Code Implementation (Python)

from collections import defaultdict, deque

def alienOrder(words):
    graph = defaultdict(list)
    in_degree = {}
    unique_chars = set()

    # Initialize in_degree and unique characters
    for word in words:
        for char in word:
            in_degree[char] = 0
            unique_chars.add(char)

    # Build the graph and update in_degree
    for i in range(len(words) - 1):
        word1, word2 = words[i], words[i + 1]
        min_len = min(len(word1), len(word2))
        for j in range(min_len):
            if word1[j] != word2[j]:
                if word2[j] not in graph[word1[j]]:
                    graph[word1[j]].append(word2[j])
                    in_degree[word2[j]] += 1
                break # Important: Only the first diff matters
        else:
            # Check for invalid order (e.g., "abc", "ab")
            if len(word1) > len(word2):
                return ""

    # Topological Sort
    queue = deque([char for char in in_degree if in_degree[char] == 0])
    result = []

    while queue:
        char = queue.popleft()
        result.append(char)

        for neighbor in graph[char]:
            in_degree[neighbor] -= 1
            if in_degree[neighbor] == 0:
                queue.append(neighbor)

    # Cycle detection
    if len(result) != len(in_degree):
        return ""

    return "".join(result)

Time and Space Complexity

  • Time Complexity: O(V + E), where V is the number of unique characters (vertices) and E is the number of character ordering pairs (edges).

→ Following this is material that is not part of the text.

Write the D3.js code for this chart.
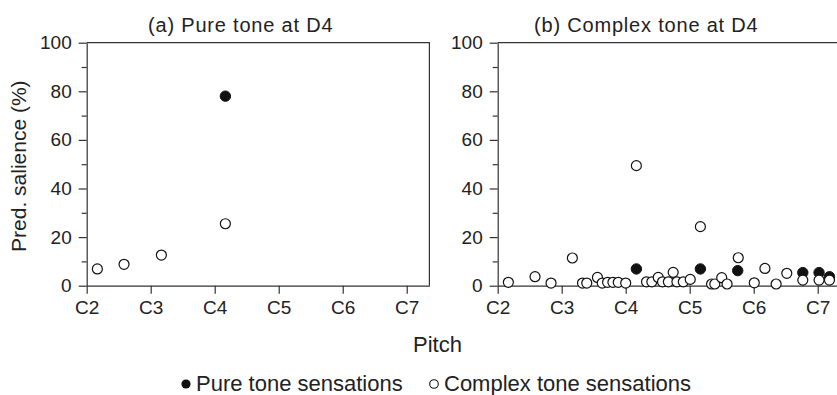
<!DOCTYPE html>
<html>
<head>
<meta charset="utf-8">
<script src="https://cdn.jsdelivr.net/npm/d3@7"></script>
<style>
  html, body { margin: 0; padding: 0; background: #fff; }
  svg { display: block; }
  text { font-family: "Liberation Sans", Arial, Helvetica, sans-serif; fill: #222; }
</style>
</head>
<body>
<svg id="chart" width="837" height="395"></svg>
<script>
// ---- data (pitch as MIDI note number, salience in %) ----
const noteTicks = [36, 48, 60, 72, 84, 96];
const noteLabels = ["C2", "C3", "C4", "C5", "C6", "C7"];
const yMajorTicks = [0, 20, 40, 60, 80, 100];
const yMinorTicks = [10, 30, 50, 70, 90];

const pureA_pitch = [62];
const pureA_sal = [78];
const complexA_pitch = [38, 43, 50, 62];
const complexA_sal = [6.9, 8.8, 12.6, 25.5];

const pureB_pitch = [62, 74, 81, 93.2, 96.25, 98.2];
const pureB_sal = [6.9, 6.9, 6.2, 5.4, 5.4, 3.7];
const complexB_pitch = [38, 43, 46, 50, 51.9, 52.7, 54.7, 55.6, 56.6, 57.6, 58.6, 60,
  62, 63.9, 64.9, 66.1, 66.9, 68, 68.9, 69.6, 70.8, 72.1, 74, 76.1, 76.7, 78, 79,
  81.1, 84.1, 86.1, 88.2, 90.2, 93.2, 96.25, 98.2];
const complexB_sal = [1.4, 3.7, 1.1, 11.4, 1.1, 1.1, 3.4, 1.1, 1.4, 1.4, 1.4, 1.1,
  49.4, 1.6, 1.6, 3.4, 1.6, 1.6, 5.5, 1.6, 1.6, 2.6, 24.3, 0.7, 0.7, 3.3, 0.7,
  11.5, 1.2, 7.1, 0.7, 5.1, 2.3, 2.3, 2.3];

const titles = ["(a) Pure tone at D4", "(b) Complex tone at D4"];
const yLabel = "Pred. salience (%)";
const xLabel = "Pitch";
const legendLabels = ["Pure tone sensations", "Complex tone sensations"];

// ---- layout ----
const svg = d3.select("#chart");
const plotTop = 42.7, plotBottom = 285.7;
const plotW = 342.7;
const panelLeft = [86.7, 497.7];
const titleX = [240.7, 646.3];
const lineColor = "#333";

const y = d3.scaleLinear().domain([0, 100]).range([plotBottom, plotTop]);

function zip(a, b) { return a.map((v, i) => [v, b[i]]); }
const panels = [
  { pure: zip(pureA_pitch, pureA_sal), complex: zip(complexA_pitch, complexA_sal) },
  { pure: zip(pureB_pitch, pureB_sal), complex: zip(complexB_pitch, complexB_sal) }
];

panels.forEach((p, i) => {
  const left = panelLeft[i];
  const x = d3.scaleLinear().domain([36, 100.25]).range([left, left + plotW]);
  const g = svg.append("g");

  g.append("path")
    .attr("d", `M${left},${plotTop}H${left + plotW}V${plotBottom}`)
    .attr("fill", "none").attr("stroke", lineColor).attr("stroke-width", 1.2);

  g.append("g").attr("transform", `translate(${left},0)`)
    .call(d3.axisLeft(y).tickValues(yMajorTicks).tickSize(8).tickPadding(7).tickSizeOuter(0));
  g.append("g").attr("transform", `translate(${left},0)`)
    .call(d3.axisLeft(y).tickValues(yMinorTicks).tickSize(5).tickFormat("").tickSizeOuter(0))
    .select(".domain").remove();

  g.append("g").attr("transform", `translate(0,${plotBottom})`)
    .call(d3.axisBottom(x).tickValues(noteTicks).tickSize(8).tickPadding(7).tickSizeOuter(0)
      .tickFormat((d, k) => noteLabels[k]));

  g.selectAll(".domain, .tick line").attr("stroke", lineColor).attr("stroke-width", 1.2);
  g.selectAll(".tick text").attr("font-size", 19).attr("fill", "#222")
    .attr("font-family", '"Liberation Sans", Arial, sans-serif');

  g.append("text").attr("x", titleX[i]).attr("y", 32)
    .attr("text-anchor", "middle").attr("font-size", 20).attr("letter-spacing", 0.8)
    .text(titles[i]);

  g.selectAll("circle.pure").data(p.pure).join("circle").attr("class", "pure")
    .attr("cx", d => x(d[0])).attr("cy", d => y(d[1])).attr("r", 5.2)
    .attr("fill", "#111").attr("stroke", "#111").attr("stroke-width", 1);
  g.selectAll("circle.complex").data(p.complex).join("circle").attr("class", "complex")
    .attr("cx", d => x(d[0])).attr("cy", d => y(d[1])).attr("r", 5)
    .attr("fill", "#fff").attr("stroke", "#111").attr("stroke-width", 1.2);
});

svg.append("text").attr("transform", `translate(26,${(plotTop + plotBottom) / 2 + 2}) rotate(-90)`)
  .attr("text-anchor", "middle").attr("font-size", 21).text(yLabel);
svg.append("text").attr("x", 437.5).attr("y", 352)
  .attr("text-anchor", "middle").attr("font-size", 22).text(xLabel);

const leg = svg.append("g");
const t1 = leg.append("text").attr("x", 402.7).attr("y", 391).attr("text-anchor", "end")
  .attr("font-size", 22).text(legendLabels[0]);
const t1Start = 402.7 - t1.node().getComputedTextLength();
leg.append("circle").attr("cx", t1Start - 10).attr("cy", 384).attr("r", 4.6).attr("fill", "#111");
leg.append("circle").attr("cx", 434).attr("cy", 384).attr("r", 4.3)
  .attr("fill", "#fff").attr("stroke", "#111").attr("stroke-width", 1.1);
leg.append("text").attr("x", 444).attr("y", 391).attr("font-size", 22).text(legendLabels[1]);
</script>
</body>
</html>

Specifically, building the graph takes O(N * L) in the worst case where N is the number of words and L is the maximum length of word in words. Topological sort takes O(V+E). Thus O(NL + V + E). In most practical situations N*L > V and N*L > E so the complexity is considered O(NL).
  • Space Complexity: O(V + E), where V is the number of unique characters, and E is the number of edges, to store the graph and in-degree counts. Specifically, the hash map in_degree and the adjacency list graph will take O(V + E).